Thinking Allowed: Just blame it on London

Let's face it. There's a lot wrong with the world these days. But two things make me really mad. Stainless steel pineapple slicers and planned obsolescence. Let me explain.

Stainless steel pineapple slicers (let's just call them SSPS for short) are the ludicrous tip of the kitchen gadget iceberg.

Once upon a time we had knives and ingenuity. Now we have drawers full of single-purpose appliances. The SSPS beds down next to strawberry hullers, apple dividers and mango splitters. I ask you! Not only are these gadgets single-purpose, they are also pretty much single-use. Once the novelty wears off, they are just a waste of space.

In the cupboard underneath, of course, there is the requisite line-up of larger gadgetry. Blenders, juicers and electric pepper grinders rub shoulders with machines that make donuts, waffles and toasties. You can buy hot chocolate dispensers that don't even heat the chocolate. They just have a tap. So you still need to use good old-fashioned contraptions such as a pan or a kettle. Do these extra-special items spawn like rats under the bench top when left unused for months?

My sister-in-law, last time she checked, had three toastie makers. Why would you?

In this case, apparently, because one is white plastic, one is stainless steel and another is broken.
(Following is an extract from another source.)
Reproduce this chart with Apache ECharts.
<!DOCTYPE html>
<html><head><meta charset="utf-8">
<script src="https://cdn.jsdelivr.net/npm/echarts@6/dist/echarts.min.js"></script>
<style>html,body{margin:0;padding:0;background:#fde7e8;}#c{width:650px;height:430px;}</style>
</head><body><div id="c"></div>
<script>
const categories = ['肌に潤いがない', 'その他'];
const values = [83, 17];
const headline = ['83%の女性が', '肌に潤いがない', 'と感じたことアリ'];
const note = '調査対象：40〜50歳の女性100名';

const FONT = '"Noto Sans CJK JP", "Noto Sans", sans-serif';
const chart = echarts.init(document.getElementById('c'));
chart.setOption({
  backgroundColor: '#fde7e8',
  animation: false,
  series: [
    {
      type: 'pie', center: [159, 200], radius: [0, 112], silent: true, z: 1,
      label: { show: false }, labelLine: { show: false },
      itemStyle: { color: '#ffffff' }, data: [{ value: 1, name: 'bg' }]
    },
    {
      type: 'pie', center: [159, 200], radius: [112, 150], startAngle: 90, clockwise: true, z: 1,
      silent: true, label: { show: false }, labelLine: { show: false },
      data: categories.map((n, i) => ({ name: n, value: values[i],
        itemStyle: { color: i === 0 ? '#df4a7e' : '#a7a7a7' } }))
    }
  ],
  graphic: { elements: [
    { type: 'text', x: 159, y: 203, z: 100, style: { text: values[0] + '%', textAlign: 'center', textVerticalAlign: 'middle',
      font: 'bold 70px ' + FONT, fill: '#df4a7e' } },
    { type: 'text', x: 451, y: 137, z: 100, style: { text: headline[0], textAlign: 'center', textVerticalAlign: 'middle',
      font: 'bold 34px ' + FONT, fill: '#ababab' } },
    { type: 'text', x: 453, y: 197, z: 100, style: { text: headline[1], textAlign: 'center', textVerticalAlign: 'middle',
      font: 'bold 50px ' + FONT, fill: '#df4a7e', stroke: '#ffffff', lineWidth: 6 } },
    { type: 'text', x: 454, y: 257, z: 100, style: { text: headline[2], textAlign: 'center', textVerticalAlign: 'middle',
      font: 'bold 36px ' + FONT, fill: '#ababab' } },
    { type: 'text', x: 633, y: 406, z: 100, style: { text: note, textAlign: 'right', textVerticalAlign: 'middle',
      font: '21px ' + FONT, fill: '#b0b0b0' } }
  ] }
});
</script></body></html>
And let's face it; some of us are suckers for justifying our next purchases as bigger, better - shinier, even. Prime candidates for the buy-now, throw-away-later kitchen culture, in the same way we are groomed to update our phones.
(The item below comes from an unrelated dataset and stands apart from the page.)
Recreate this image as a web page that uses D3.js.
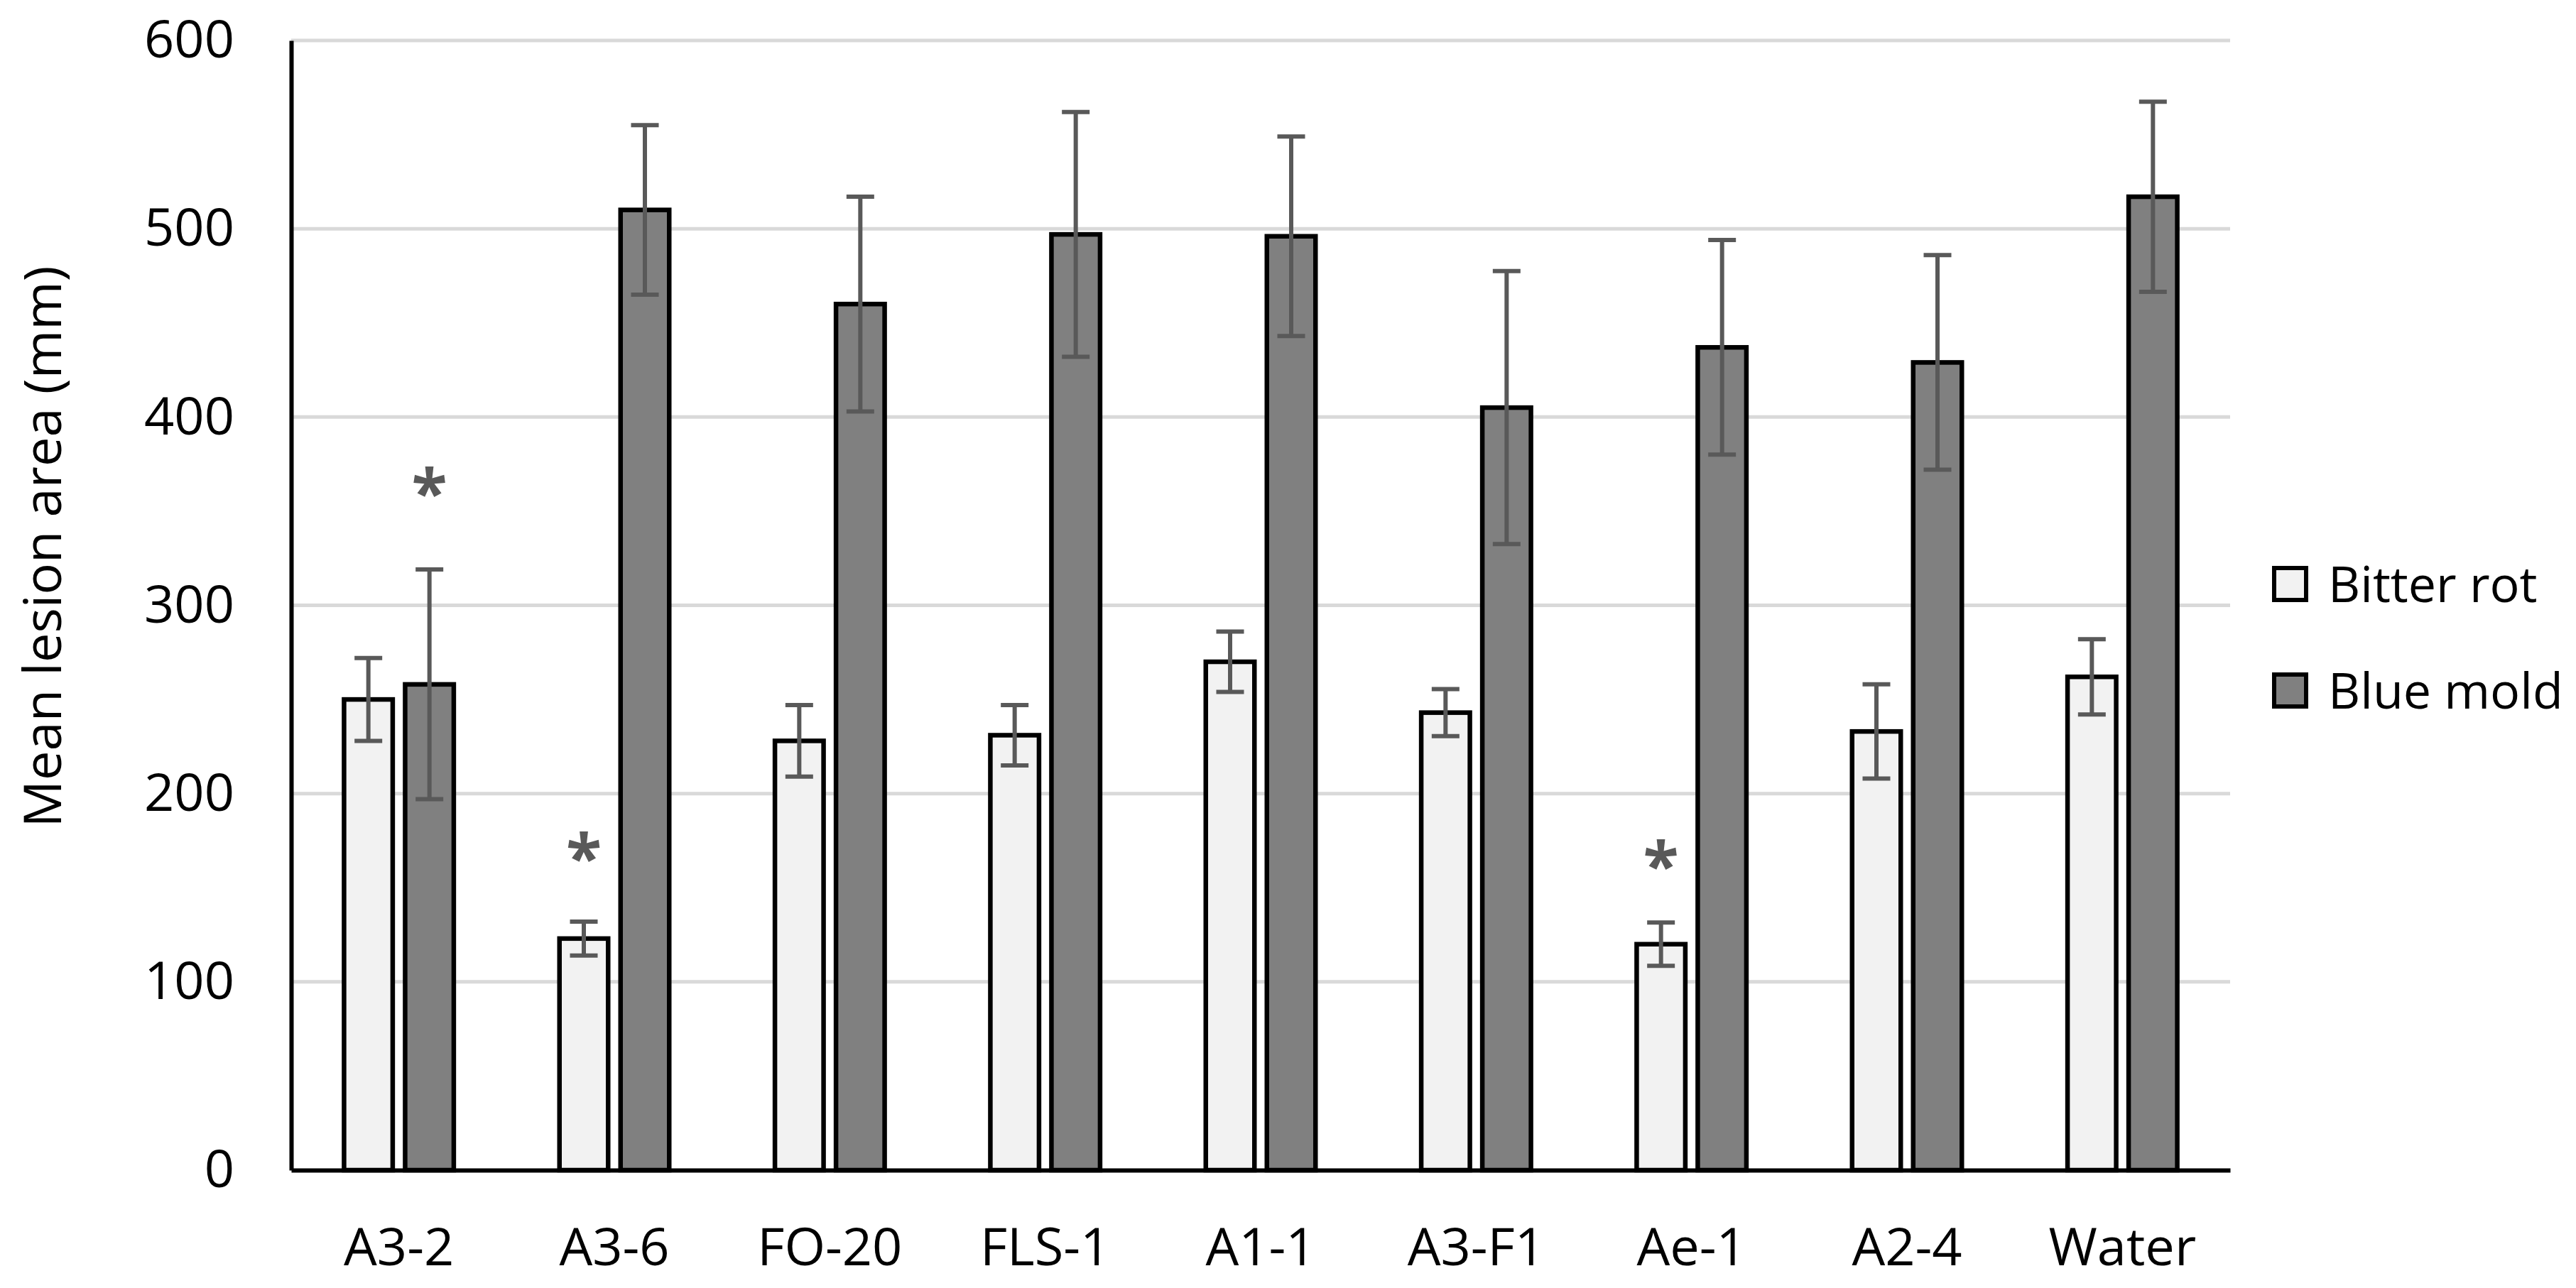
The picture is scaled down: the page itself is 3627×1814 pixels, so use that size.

I blame London. Not London, England, although it has its own issues. No, I'm referring to Bernard London, who wrote a cheerful and instructive essay on Ending the Depression Through Planned Obsolescence back in 1932 in the US. Like it was a positive thing. The Planned Obsolescence plan did not mention landfill waste (of which we produce more than a million tonnes a year here). Instead, it was full of radical promise.

His basic premise was that it was problematic (for the economy, rather than the planet) that people were buying good stuff that lasted a long time. They didn't need to buy extra throwaway or replacement stuff. So lots of extra pointless stuff like SSPS was not being made. I'm picking that $2 Shops were not a 1930s trend.
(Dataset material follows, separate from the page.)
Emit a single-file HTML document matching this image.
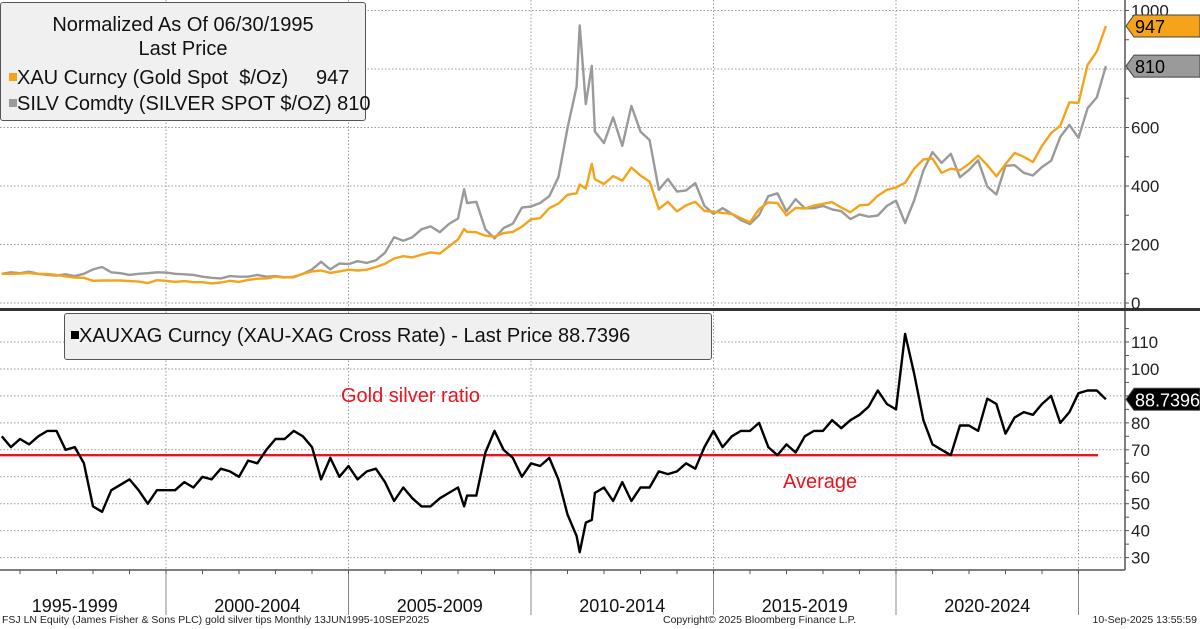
<!DOCTYPE html>
<html><head><meta charset="utf-8"><style>
body{margin:0;background:#fff;}
svg{display:block;font-family:"Liberation Sans",sans-serif;}
</style></head><body>
<svg id="c" width="1200" height="629" viewBox="0 0 1200 629"></svg>
<script>
const dates=["1995-06","1995-09","1995-12",
"1996-03","1996-06","1996-09","1996-12","1997-03","1997-06","1997-09","1997-12",
"1998-03","1998-06","1998-09","1998-12","1999-03","1999-06","1999-09","1999-12",
"2000-03","2000-06","2000-09","2000-12","2001-03","2001-06","2001-09","2001-12",
"2002-03","2002-06","2002-09","2002-12","2003-03","2003-06","2003-09","2003-12",
"2004-03","2004-06","2004-09","2004-12","2005-03","2005-06","2005-09","2005-12",
"2006-03","2006-06","2006-09","2006-12","2007-03","2007-06","2007-09","2007-12",
"2008-02","2008-03","2008-06","2008-09","2008-12","2009-03","2009-06","2009-09","2009-12",
"2010-03","2010-06","2010-09","2010-12","2011-03","2011-04","2011-06","2011-08","2011-09","2011-12",
"2012-03","2012-06","2012-09","2012-12","2013-03","2013-06","2013-09","2013-12",
"2014-03","2014-06","2014-09","2014-12","2015-03","2015-06","2015-09","2015-12",
"2016-03","2016-06","2016-09","2016-12","2017-03","2017-06","2017-09","2017-12",
"2018-03","2018-06","2018-09","2018-12","2019-03","2019-06","2019-09","2019-12",
"2020-03","2020-06","2020-09","2020-12","2021-03","2021-06","2021-09","2021-12",
"2022-03","2022-06","2022-09","2022-12","2023-03","2023-06","2023-09","2023-12",
"2024-03","2024-06","2024-09","2024-12","2025-03","2025-06","2025-09"];
const gold=[100,100,101,103,99,99,96,91,87,86,76,77,77,77,75,73,68,78,76,72,75,71,71,67,70,76,72,79,83,84,90,87,90,100,108,111,103,108,114,111,114,123,134,152,160,156,165,173,169,193,217,
253,243,242,230,227,239,243,261,286,290,324,340,370,375,405,391,476,423,407,434,418,463,436,415,321,346,313,334,346,315,312,308,305,290,276,321,344,342,300,325,323,333,339,345,326,310,334,336,367,387,395,411,460,491,494,445,459,454,476,504,471,433,475,513,500,482,537,581,606,686,684,814,860,947];
const silver=[100,105,102,107,100,96,94,98,92,100,115,123,105,102,96,100,102,105,104,100,98,96,90,86,84,92,90,90,96,90,92,88,88,100,115,141,115,135,133,143,137,146,172,225,213,225,252,262,242,270,289,
389,342,346,252,221,256,271,326,330,342,365,430,598,740,949,680,811,586,547,635,537,674,586,557,387,424,381,385,410,332,305,324,305,283,270,301,365,375,313,355,324,324,332,320,314,287,303,295,299,332,350,273,352,453,516,479,510,430,455,488,398,371,469,471,445,436,465,486,568,609,564,666,703,810];
const ratio=[75,71,74,72,75,77,77,70,71,65,49,47,55,57,59,55,50,55,55,55,58,56,60,59,63,62,60,66,65,70,74,74,77,75,71,59,67,60,64,59,62,63,58,51,56,52,49,49,52,54,56,
49,53,53,69,77,70,67,60,65,64,67,59,46,38,32,43,44,54,56,51,58,51,56,56,62,61,62,65,63,71,77,71,75,77,77,80,71,68,72,69,75,77,77,81,78,81,83,86,92,87,85,113,98,81,72,70,68,79,79,77,89,87,76,82,84,83,87,90,80,84,91,92,92,88.74];
const topTicks=[0,200,400,600,800,1000];
const topLabels=["0","200","400","600","","1000"];
const botTicks=[30,40,50,60,70,80,90,100,110];
const botLabels=["30","40","50","60","70","80","","100","110"];
const periods=["1995-1999","2000-2004","2005-2009","2010-2014","2015-2019","2020-2024"];
const ratioAverage=68;

const NS="http://www.w3.org/2000/svg";
const svg=document.getElementById('c');
function mk(tag,attrs,parent){const e=document.createElementNS(NS,tag);for(const k in attrs)e.setAttribute(k,attrs[k]);(parent||svg).appendChild(e);return e;}
function tx(d){const [y,m]=d.split('-').map(Number);return 166+(y+m/12-2000)*36.5;}
function yx(yr){return 166+(yr-2000)*36.5;}
function yTop(v){return 303-v*0.2925;}
function yBot(v){return 342+(110-v)*2.695;}
const PR=1124;

// grids
for(const t of topTicks){const g=mk('line',{x1:0,x2:PR,y1:yTop(t),y2:yTop(t),stroke:'#999','stroke-dasharray':'1.5,2','stroke-width':1});

}
for(const t of botTicks){const g=mk('line',{x1:0,x2:PR,y1:yBot(t),y2:yBot(t),stroke:'#999','stroke-dasharray':'1.5,2','stroke-width':1});

}
for(let yr=2000;yr<=2025;yr+=5){const g=mk('line',{x1:yx(yr),x2:yx(yr),y1:0,y2:570,stroke:'#999','stroke-dasharray':'1.5,2','stroke-width':1});


const s=mk('line',{x1:yx(yr),x2:yx(yr),y1:570,y2:615,stroke:'#888','stroke-width':1});

}

// series
function line(vals,fy,color,w,name){let d='';vals.forEach((v,i)=>{d+=(i?'L':'M')+tx(dates[i]).toFixed(1)+','+fy(v).toFixed(1);});
const p=mk('path',{d:d,fill:'none',stroke:color,'stroke-width':w,'stroke-linejoin':'round'});

}
line(silver,yTop,'#9a9a9a',2.4,'silver-line');
line(gold,yTop,'#f5a31a',2.4,'gold-line');
const av=mk('line',{x1:0,x2:1098,y1:yBot(ratioAverage),y2:yBot(ratioAverage),stroke:'#e8141e','stroke-width':2.4});


line(ratio,yBot,'#000',2.4,'ratio-line');

// axes
mk('line',{x1:PR+1,x2:PR+1,y1:0,y2:570,stroke:'#555','stroke-width':1.5});
mk('rect',{x:0,y:308,width:1200,height:3,fill:'#333'});
mk('line',{x1:0,x2:PR+1,y1:570,y2:570,stroke:'#555','stroke-width':1.5});
for(let yr=1996;yr<=2025;yr++){mk('line',{x1:yx(yr),x2:yx(yr),y1:570,y2:574,stroke:'#555'});}
for(let v=0;v<=1000;v+=100){mk('line',{x1:PR+1,x2:PR+5,y1:yTop(v),y2:yTop(v),stroke:'#555'});}
for(let v=30;v<=115;v+=5){mk('line',{x1:PR+1,x2:PR+5,y1:yBot(v),y2:yBot(v),stroke:'#555'});}
topTicks.forEach((t,i)=>{if(!topLabels[i])return;const e=mk('text',{x:1131,y:yTop(t)+6,'font-size':17,fill:'#222'});e.textContent=topLabels[i];

});
botTicks.forEach((t,i)=>{if(!botLabels[i])return;const e=mk('text',{x:1131,y:yBot(t)+6,'font-size':17,fill:'#222'});e.textContent=botLabels[i];

});
periods.forEach((p,i)=>{const e=mk('text',{x:yx(1997.5+5*i),y:612,'font-size':18,'text-anchor':'middle',fill:'#111'});e.textContent=p;

});

// value tags
function tag(y,label,bg,fg,name){const p=mk('path',{d:`M1126,${y} L1134,${y-11} L1200,${y-11} L1200,${y+11} L1134,${y+11} Z`,fill:bg,stroke:'#444','stroke-width':1});


const t=mk('text',{x:1135,y:y+7,'font-size':18,fill:fg});t.textContent=label;}
tag(yTop(gold[gold.length-1])+0,'947','#f5a31a','#000','gold-last-tag');
tag(yTop(silver[silver.length-1]),'810','#9a9a9a','#000','silver-last-tag');
tag(yBot(ratio[ratio.length-1]),'88.7396','#000','#fff','ratio-last-tag');
</script>
<div style="position:absolute;left:0;top:2px;width:366px;height:119px;background:#f0f0f0;border:1px solid #555;border-radius:3px;font:20px 'Liberation Sans',sans-serif;color:#111;box-sizing:border-box;">
<div style="text-align:center;margin-top:10px;line-height:24px">Normalized As Of 06/30/1995<br>Last Price</div>
<div style="position:absolute;left:8px;top:62px;white-space:pre;line-height:26px"><span style="display:inline-block;width:8px;height:8px;background:#f5a31a;vertical-align:3px"></span>XAU Curncy (Gold Spot  $/Oz)     947</div>
<div style="position:absolute;left:8px;top:88px;white-space:pre;line-height:26px"><span style="display:inline-block;width:8px;height:8px;background:#9a9a9a;vertical-align:3px"></span>SILV Comdty (SILVER SPOT $/OZ) 810</div>
</div>
<div style="position:absolute;left:64px;top:313px;width:648px;height:47px;background:#f0f0f0;border:1px solid #555;border-radius:3px;font:20px 'Liberation Sans',sans-serif;color:#111;box-sizing:border-box;padding:11px 0 0 6px;white-space:nowrap"><span style="display:inline-block;width:8px;height:8px;background:#000;vertical-align:3px"></span>XAUXAG Curncy (XAU-XAG Cross Rate) - Last Price 88.7396</div>
<div style="position:absolute;left:341px;top:385px;font:20px 'Liberation Sans',sans-serif;color:#e8141e">Gold silver ratio</div>
<div style="position:absolute;left:783px;top:471px;font:20px 'Liberation Sans',sans-serif;color:#e8141e">Average</div>
<div style="position:absolute;left:2px;top:614px;font:10.5px 'Liberation Sans',sans-serif;color:#222;white-space:nowrap">FSJ LN Equity (James Fisher &amp; Sons PLC) gold silver tips  Monthly 13JUN1995-10SEP2025</div>
<div style="position:absolute;left:663px;top:614px;font:10.5px 'Liberation Sans',sans-serif;color:#222;white-space:nowrap">Copyright© 2025 Bloomberg Finance L.P.</div>
<div style="position:absolute;right:3px;top:614px;font:10.5px 'Liberation Sans',sans-serif;color:#222;white-space:nowrap">10-Sep-2025 13:55:59</div>
<style>body{position:relative;width:1200px;height:629px;overflow:hidden}</style>
</body></html>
Along with product life, our mate Bernie also came up with some warranty legalese: ''I would have the Government assign a lease of life to shoes and homes and machines, to all products of manufacture, mining and agriculture, when they are first created, and they would be sold and used within the term of their existence definitely known by the consumer ... New products would constantly be pouring forth from the factories and marketplaces, to take the place of the obsolete, and the wheels of industry would be kept going and employment regularised and assured for the masses.''

Well, that sounds easy, convenient and completely beneficial, doesn't it? Except for those of us who have bought a blender or a SSPS and want to use it for a day longer than the one-year warranty period. And instead of chucking it out, we write to the manufacturer and inquire about parts, or take it back to the vendor.

You know, buy one little replacement piece rather than consign a technological mass to landfill. But no, I have been told four times, with four separate kitchen bits, they are not worth fixing. Monetarily, that is. They would cost more to fix than replace. The solution? Go and buy a new one. Gee, thanks, Mr London.

I have owned three blenders in the past five years and I would like to blame their demise on something other than my carelessness. My awesomely thrifty mother-in-law has still got the same mixer she bought three decades ago. It has seen her through a family move to Fiji and back, the necessity to make bread there every day, and years of baking for a big family. It's not shiny, nor trendy.

But it works. A far cry from single-function junk. Back in the aspirational '30s, Mr London goes on: ''I am not advocating the total destruction of anything, with the exception of such things as are outward and useless''.

I wonder, if we fast-forwarded him 80 years, if he would be happy with the way his vision has played out. Would he be pleased with a SSPS and a hot chocolate dispenser? Or would he want to consign his theory, instead of a whole heap of redundant junk, to the rubbish bin of history?